Женщина несколько раз ударилась затылком о стену – мне бы успокоить ее, найти нужные слова, но я не мог даже пошевелиться – и, вперив в меня пристальный взгляд, затихла.
– Подойди ко мне, – сказала она капризно. – Не то кликну людей Хогерта. Мне терять нечего. Ну?..
Я присел на краешек нар рядом с ней, забившейся в угол.
Она придвинулась и положила руку на мое колено.
– Каждый человек получает по делам своим. Могла ли я подумать, что… – Она настороженно посмотрела на дверь, прислушалась. – Наверное, лучина, – вздохнула, опустив голову. Вытянула из-за спины новую лучину и попросила сменить.
Едва я сделал шаг… дверь открылась. Вошедший вырвал из моих рук лучину и кинул ее на стол.
– За мной, – сказал он, оскалившись, словно хотел куснуть меня.
Коридор свернул вправо. Наши шаги заглушала разбросанная по цементному полу стекловата. Вскоре мы подошли к пролому в стене и остановились.
– Не отставай! – Провожатый шагнул в пролом. – Держись за перила. Отстанешь – прибью, – сказал не оборачиваясь.
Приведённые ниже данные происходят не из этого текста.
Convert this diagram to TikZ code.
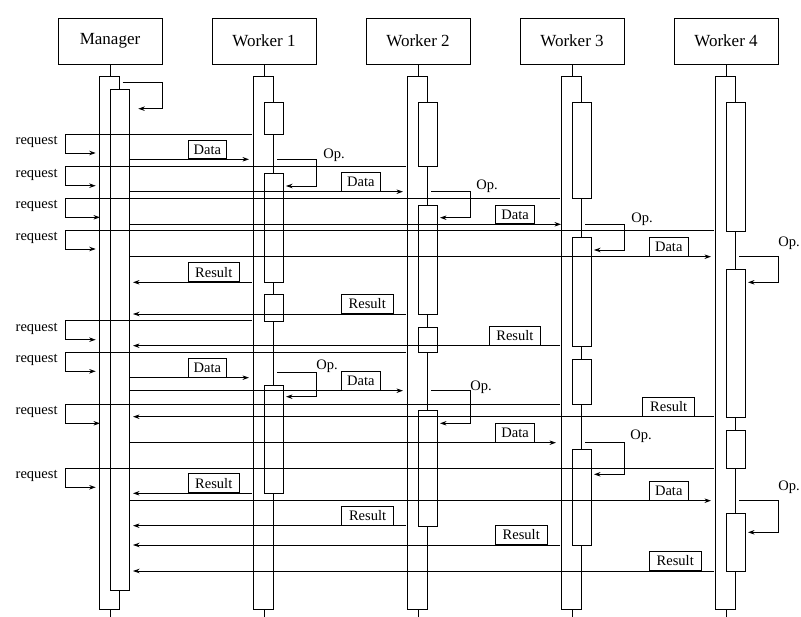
\documentclass[tikz,border=0pt]{standalone}
\usepackage{fontspec}
\setmainfont{Liberation Serif}
\usetikzlibrary{arrows.meta}
% inner activation box: name, lifeline x, top, bottom
\newcommand\ibx[4]{%
  \pgfmathsetmacro\ibxh{#4-#3}%
  \node[ibar, minimum height=\ibxh pt] (#1) at (#2+9.7,#3) {};}
% request: name, source lifeline x, top y, tip x
\newcommand\reqm[4]{%
  \coordinate (#1s) at (#2-12,#3);
  \coordinate (#1a) at (65.7,#3);
  \coordinate (#1b) at (65.7,#3+19);
  \coordinate (#1e) at (#4,#3+19);
  \draw[msg] (#1s) -- (#1a) -- (#1b) -- (#1e);
  \node[lbl, anchor=east] (#1l) at (58,#3+8) {request};}
% data: name, y, tip x, box left, box right
\newcommand\datam[5]{%
  \coordinate (#1s) at (129.4,#2);
  \coordinate (#1e) at (#3,#2);
  \draw[msg] (#1s) -- (#1e);
  \pgfmathsetmacro\bxw{#5-#4}%
  \node[mbox, minimum width=\bxw pt, minimum height=18.6pt, anchor=south west] (#1b) at (#4,#2) {Data};}
% result: name, source lifeline x, y, box left, box right
\newcommand\resm[5]{%
  \coordinate (#1s) at (#2-12,#3);
  \coordinate (#1e) at (133,#3);
  \draw[msg] (#1s) -- (#1e);
  \pgfmathsetmacro\bxw{#5-#4}%
  \node[mbox, minimum width=\bxw pt, minimum height=19.3pt, anchor=south west] (#1b) at (#4,#3) {Result};}
% op self call: name, lifeline x, top, bottom, label dx, label dy
\newcommand\opm[6]{%
  \coordinate (#1s) at (#2+13,#3);
  \coordinate (#1a) at (#2+52,#3);
  \coordinate (#1b) at (#2+52,#4);
  \coordinate (#1e) at (#2+22,#4);
  \draw[msg] (#1s) -- (#1a) -- (#1b) -- (#1e);
  \node[lbl, anchor=west] (#1l) at (#2+52+#5,#3-#6) {Op.};}
\begin{document}
\begin{tikzpicture}[x=1pt,y=-1pt,line width=0.8pt,
  head/.style={draw, minimum width=104pt, minimum height=46pt, inner sep=0pt,
    font=\fontsize{17}{19}\selectfont},
  obar/.style={draw, fill=white, minimum width=19.4pt, inner sep=0pt, anchor=north},
  ibar/.style={draw, fill=white, minimum width=19.4pt, inner sep=0pt, anchor=north},
  msg/.style={-{Stealth[length=6.5pt,width=4.5pt]}},
  lbl/.style={inner sep=0pt, font=\fontsize{14.5}{16}\selectfont},
  mbox/.style={draw, inner sep=0pt, font=\fontsize{14.5}{16}\selectfont}]
\useasboundingbox[fill=white] (0,0) rectangle (801,617);

% headers
\node[head] (hM) at (110,41) {Manager};
\node[head] (h1) at (264,41) {Worker 1};
\node[head] (h2) at (418,41) {Worker 2};
\node[head] (h3) at (572,41) {Worker 3};
\node[head] (h4) at (726,41) {Worker 4};

% outer bars
\foreach \n/\c in {M/110,1/264,2/418,3/572,4/726}{
  \node[obar, minimum height=533pt] (o\n) at (\c-0.5,76) {};
  \coordinate (e\n) at (\c,617);
  \draw (h\n.south) -- (h\n.south |- o\n.north);
  \draw (h\n.south |- o\n.south) -- (e\n);
}

% manager inner bar
\ibx{mI}{110}{89.3}{590}
% worker inner boxes
\ibx{a1}{264}{102}{134}
\ibx{a2}{264}{172.7}{282.3}
\ibx{a3}{264}{294.3}{320.7}
\ibx{a4}{264}{384.7}{493.3}
\ibx{b1}{418}{102}{166}
\ibx{b2}{418}{205}{314}
\ibx{b3}{418}{326.7}{352.3}
\ibx{b4}{418}{410}{525.7}
\ibx{c1}{572}{102}{198.3}
\ibx{c2}{572}{236.7}{346}
\ibx{c3}{572}{358.7}{404}
\ibx{c4}{572}{449}{545}
\ibx{d1}{726}{102}{230.7}
\ibx{d2}{726}{269.3}{416.7}
\ibx{d3}{726}{430}{468.3}
\ibx{d4}{726}{512.7}{571}

% manager self call
\coordinate (ms) at (122.7,82.7);
\coordinate (ma) at (162,82.7);
\coordinate (mb) at (162,108.7);
\coordinate (me) at (138.3,108.7);
\draw[msg] (ms) -- (ma) -- (mb) -- (me);

% requests
\reqm{R1}{264}{134}{95.7}
\reqm{R2}{418}{166.7}{95.7}
\reqm{R3}{572}{198.3}{100}
\reqm{R4}{726}{230}{95.7}
\reqm{R5}{264}{320.7}{95.7}
\reqm{R6}{418}{352.3}{95.7}
\reqm{R7}{572}{404.3}{100}
\reqm{R8}{726}{468.3}{95.7}

% data
\datam{D1}{159.3}{249}{187.7}{226.3}
\datam{D2}{191.7}{403}{341}{380}
\datam{D3}{224.3}{561}{495}{534.3}
\datam{D4}{256.7}{711}{649}{687.7}
\datam{D5}{377.7}{249}{187.7}{226.3}
\datam{D6}{390.7}{403}{341}{380}
\datam{D7}{442.7}{556}{495}{534.3}
\datam{D8}{500.7}{711}{649}{687.7}

% ops
\opm{O1}{264}{159.3}{186}{7}{4.3}
\opm{O2}{418}{191.7}{217.7}{6}{5}
\opm{O3}{572}{224}{250}{7}{5}
\opm{O4}{726}{256.7}{282.3}{0}{13.4}
\opm{O5}{264}{372}{396.7}{0}{5.3}
\opm{O6}{418}{390.7}{423.3}{0}{3.7}
\opm{O7}{572}{442.3}{474.3}{6}{5.6}
\opm{O8}{726}{500}{532.3}{0}{12.7}

% results
\resm{S1}{264}{282.3}{187.7}{239}
\resm{S2}{418}{314}{341}{392.7}
\resm{S3}{572}{345.7}{489}{540}
\resm{S4}{726}{416.7}{642.3}{694.3}
\resm{S5}{264}{493.3}{187.7}{239}
\resm{S6}{418}{525.7}{341}{393.3}
\resm{S7}{572}{545}{495}{546.7}
\resm{S8}{726}{571}{649}{700.7}
\end{tikzpicture}
\end{document}
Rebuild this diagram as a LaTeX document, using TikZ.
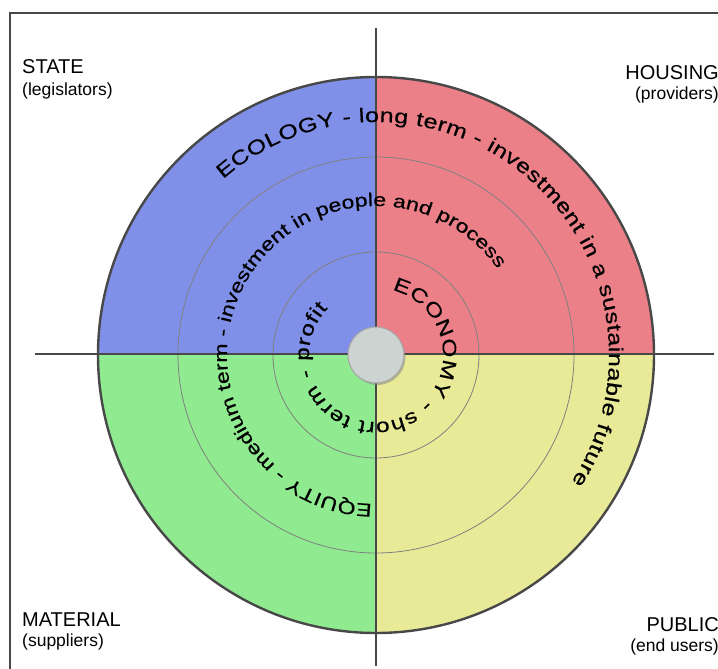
\documentclass[tikz,border=0pt]{standalone}
\usepackage{fontspec}
\setmainfont{Liberation Sans}
\newfontfamily\arcfont[FakeStretch=1.25, FakeBold=0.5]{Liberation Sans}
\usetikzlibrary{decorations.text,shadows}

\definecolor{ecoblue}{RGB}{128,144,232}
\definecolor{housered}{RGB}{236,128,136}
\definecolor{equgreen}{RGB}{144,234,144}
\definecolor{pubyellow}{RGB}{232,234,152}
\definecolor{hubgrey}{RGB}{205,211,208}
\definecolor{linegrey}{RGB}{72,72,72}

\begin{document}
\begin{tikzpicture}[x=1pt, y=1pt,
    ring/.style={draw=gray, line width=0.8pt},
    axis/.style={draw=linegrey, line width=2.4pt},
    title/.style={font=\fontsize{20}{22}\selectfont, inner sep=0pt},
    sub/.style={font=\fontsize{17.5}{20}\selectfont, inner sep=0pt}]
    \useasboundingbox (-376,-314) rectangle (342,355);
    \draw[line width=1.2pt, linegrey] (342,342) -- (-366,342) -- (-366,-314);

    % the four quarters
    \foreach \col/\ang in {housered/0, ecoblue/90, equgreen/180, pubyellow/270}
        \fill[\col] (0,0) -- (\ang:278) arc[start angle=\ang, delta angle=90, radius=278] -- cycle;
    \draw[ring] (0,0) circle (198);
    \draw[ring] (0,0) circle (103);

    \coordinate (top) at (0,327);
    \coordinate (bottom) at (0,-311);
    \coordinate (left) at (-341,1);
    \coordinate (right) at (338,1);
    \draw[axis] (top) -- (bottom);
    \draw[axis] (left) -- (right);
    \draw[draw=linegrey, line width=2.4pt] (0,0) circle (278);

    \node[circle, minimum size=56pt, inner sep=0pt, fill=hubgrey, draw=gray!70, line width=1pt,
        drop shadow={shadow xshift=1.5pt, shadow yshift=-2pt, opacity=0.5}] (hub) at (0,0) {};

    % text round the rings
    \path[decorate, decoration={text along path, text align=fit to path,
        text={|\arcfont\fontsize{20}{22}\selectfont|ECOLOGY - long term - investment in a sustainable future}}]
        (131:233) arc[start angle=131, end angle=-33, radius=233];
    \path[decorate, decoration={text along path, text align=fit to path,
        text={|\arcfont\fontsize{18.5}{22}\selectfont|EQUITY - medium term - investment in people and process}}]
        (268.5:149) arc[start angle=268.5, end angle=36, radius=149];
    \path[decorate, decoration={text along path, text align=fit to path,
        text={|\arcfont\fontsize{19.5}{22}\selectfont|ECONOMY - short term - profit}}]
        (76:67) arc[start angle=76, end angle=-224, radius=67];

    % corners
    \node[title, anchor=base west] (state) at (-354,281) {STATE};
    \node[sub, anchor=base west] (statesub) at (-354,259) {(legislators)};
    \node[title, anchor=base east] (housing) at (343,275) {HOUSING};
    \node[sub, anchor=base east] (housingsub) at (343,255) {(providers)};
    \node[title, anchor=base west] (material) at (-354,-271) {MATERIAL};
    \node[sub, anchor=base west] (materialsub) at (-354,-291) {(suppliers)};
    \node[title, anchor=base east] (public) at (343,-276) {PUBLIC};
    \node[sub, anchor=base east] (publicsub) at (343,-296) {(end users)};
\end{tikzpicture}
\end{document}
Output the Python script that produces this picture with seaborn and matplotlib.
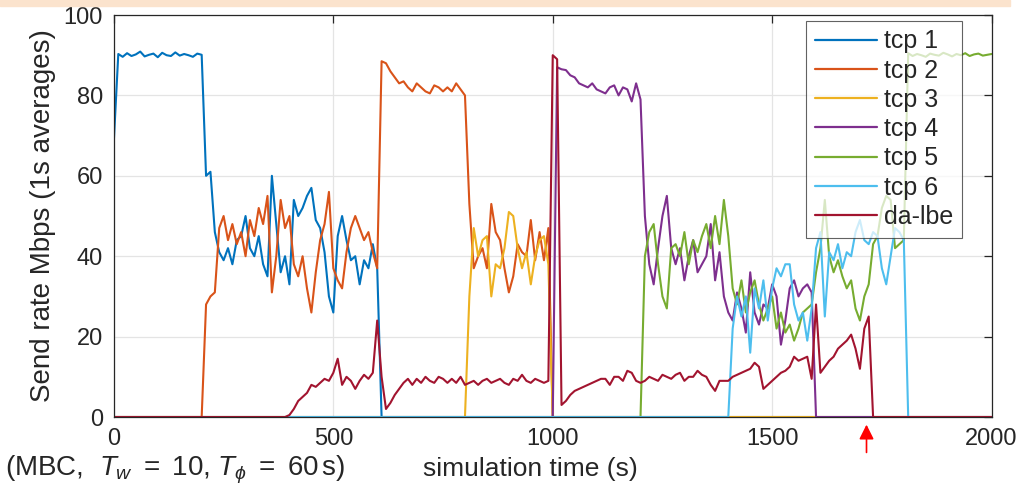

Несколько минут мы двигались по шаткому настилу. Потом брели по колено в воде. Опять под ногами настил. Но он быстро кончился. Встав на четвереньки, мы вползли в трубу. Довольно долго двигались в кромешной тьме, потому что лампа погасла. Внутри трубы гулял сквозняк. Наконец впереди забрезжил свет. А еще через несколько минут мой спутник толкнул рукой щит, сбитый из трухлявых досок. Мы оказались во дворе дома без окон и крыши. Сели на какое-то подобие скамейки у стены: полоса ржавого металла, положенная на столбики из половинок силикатного кирпича.
– Минут через тридцать ждите гостя… По-кошачьи мяукну, если что замечу первым. Знак такой вам.
Я задрал штанину и потрогал стертое до крови колено.
– Обвыкнешь. – Спутник подмигнул. – Орехи об него будешь разбивать!.. А ты от головы траву знаешь?.. Шеф мается. Его на воле кто-то затылком к асфальту приложил. Как дело к зиме, так волком воет.
– Попробую отыскать нужную траву. Только ведь он и сам медик? Говорят, у мерцев работает?
– У мерцев много наших трудится. И что? Все доктора?.. Шеф – грамотей. На машинах считать умеет. Ему мерцы жратву дают за работу. Много дают. И тряпье… Почем знаешь, что шеф у мерцев?..
– Баба сказала, – солгал я не моргнув глазом.